To put it another way, we can create new models that can understand which differences matter and which ones to ignore with just a small number of examples. Once trained, these new custom models behave just like Clarifai’s pretrained models and can be used to classify images.
Clarifai's custom training works well for a variety of scenarios and provides a "no code", "no data changes" way to train. The platform also handles many common issues automatically such as class imbalances, data augmentation, and exclusivity constraints.
Clarifai offers the tools and resources to get up and running quickly with very little data. In many cases, this means that we can build models that can understand your dataset with high-to-mid levels of accuracy relatively easily. But what about cases where higher levels of accuracy and performance are required than would be possible using the prebuilt models?
For such cases, Clarifai supports deep training where users have direct control over deep network layers, model architectures and model parameters. These models allow you to train the entire model graph to represent your unique data pipeline. Deep trained models are capable of delivering the most accurate and performant models, but they require much more data than other techniques.

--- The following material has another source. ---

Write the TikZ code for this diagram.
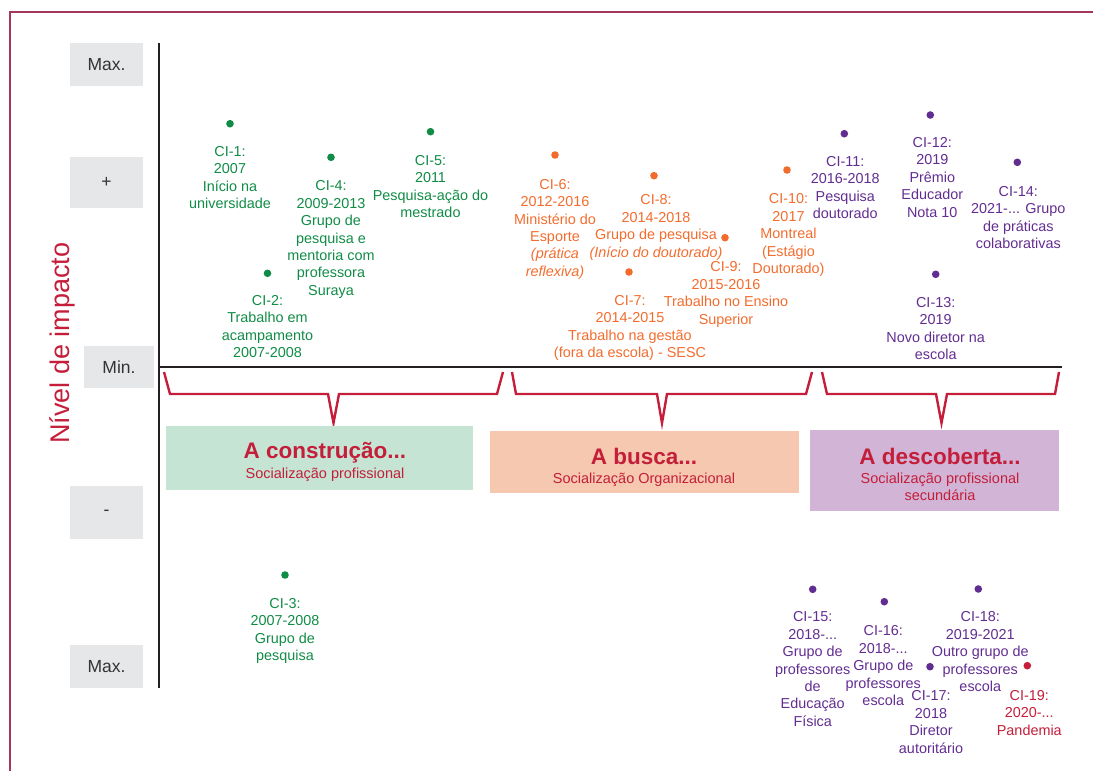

Since Clarifai gives us so many ways to quickly build a solution to a problem, we can and should deploy this solution right away. This is because a model in production can be used to collect, analyze and label the data that represents a unique business problem. This data can then be used to help us build a better model.
Active learning is the process by which we can train our models to learn from the data in our unique use case. Once deployed, we can use the predictive power of our initial model to help aid the labeling of our training data. This training data can then be used to build our own deep trained model from the ground up.
The figure below outlines the procedure used to improve a Not Safe For Work (NSFW) model, and avoid inappropriate content. If Clarifai didn't already have a NSFW model, the general model could be deployed and terms like "drugs" or "gore" could be collected. For a given use case some level of gore might be acceptable and some not, so images with that label could be relabeled and a new model trained on the new data. This new model will likely be much better than any model that was trained on data collected from a different source than the product steam. But even this model can be improved over time by collecting more data from real users. This is especially useful if the type of imagery changes over time e.g. images with sepia tones are used more frequently.
Machine learning AI has driven advances across diverse application domains by following a straightforward formula: search for improved model architectures, create large training data sets, and scale computation.
Given this pattern it is advantageous to deploy first. Clarifai automatically scales computation for us, offers a curated selection of the best model architectures, and makes the creation of large training data sets easier than ever before. Clarifai supports us through the full AI lifecycle so that we can build the best possible models for the data that our businesses are actually working with.